Token Authentication issues

Date

2021-03-29

Authors

jose garcia

Status

Complete

Summary

We experienced issues from 20th, March 10:11:47 UTC to 22nd, March, 17:46:10 UTC with our MQTT broker that prevented devices subscribed to any topic to receive new incoming data. Retained values worked properly and were updated, the issue was related just to devices that had already an opened socket to be subscribed to an MQTT topic.

Impact

Major, all the topics that should be updated by subscribed values did not receive new incoming data.

Root Causes

We experienced issues with one of our servers in charge of managing the MQTT subscribe routines. Unfortunately, the server’s RAM got filled and thus our REDIS db could not manage in a proper way the updates to the different topics in the broker.
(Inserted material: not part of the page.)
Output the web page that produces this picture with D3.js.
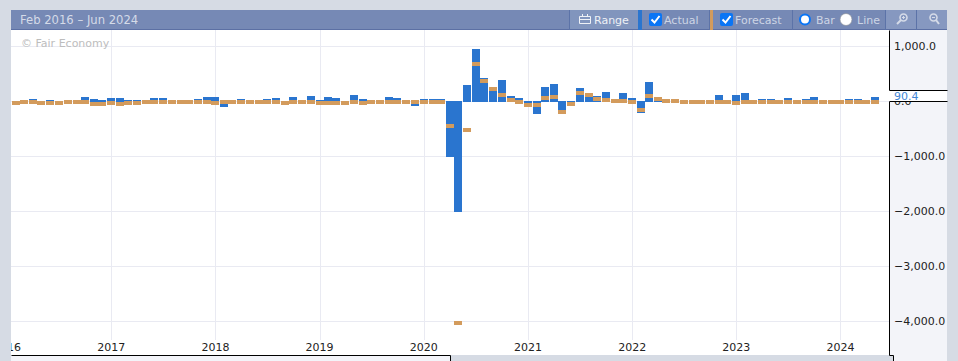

This sort of issues usually are fixed with a reboot of the REDIS cluster, but this time, even after a reset, the service could not be available again.

Trigger

The Server’s RAM got filled and thus the REDIS db experienced an outage.

Resolution

A new server to manage just MQTT subscription routines was deployed

Detection

Detected by bug reports coming from Ubidots users

Action Items

Action Item Type Owner Bug
Deploy a new server for MQTT subscribe update routines mitigate gustavo woakas@ubidots.com DONE
Update MQTT subscribe check: To monitor not just the retained values but the updates coming from susbcribed topics prevent Jose jose.garcia@ubidots.com SD-3792, IN PROGRESS
Specify architecture for REDIS memory checks to be deployed prevent Gustavo woakas@ubidots.com DEV-1671, IN PROGRESS
To migrate our actual REDIS DB to REDIS cluster prevent Juan juan.agudelo@ubidots.com DEV-1672, IN PROGRESS
To create new checks to monitor the ingestion service and the IoT protocols service uptime independently prevent Jose jose.garcia@ubidots.com DEV-1673, IN PROGRESS

Lessons Learned

What went well

We really do not see anything that went well, we experienced a very extended, in time, issue.

What went wrong

  • Our automated checks did not monitor the subscribe service in its entire, just retained values

  • We were not monitoring the available memory for some of our REDIS databases

Supporting Information

Support: support@ubidots.com

Posted Mar 29, 2021 - 10:30 UTC

Resolved
We experienced issues from 20th, March 10:11:47 UTC to 22nd, March, 17:46:10 UTC with our MQTT broker that prevented devices subscribed to any topic to receive new incoming data. Retained values worked properly and were updated, the issue was related just to devices that had already an opened socket to be subscribed to an MQTT topic.
Posted Mar 24, 2021 - 12:23 UTC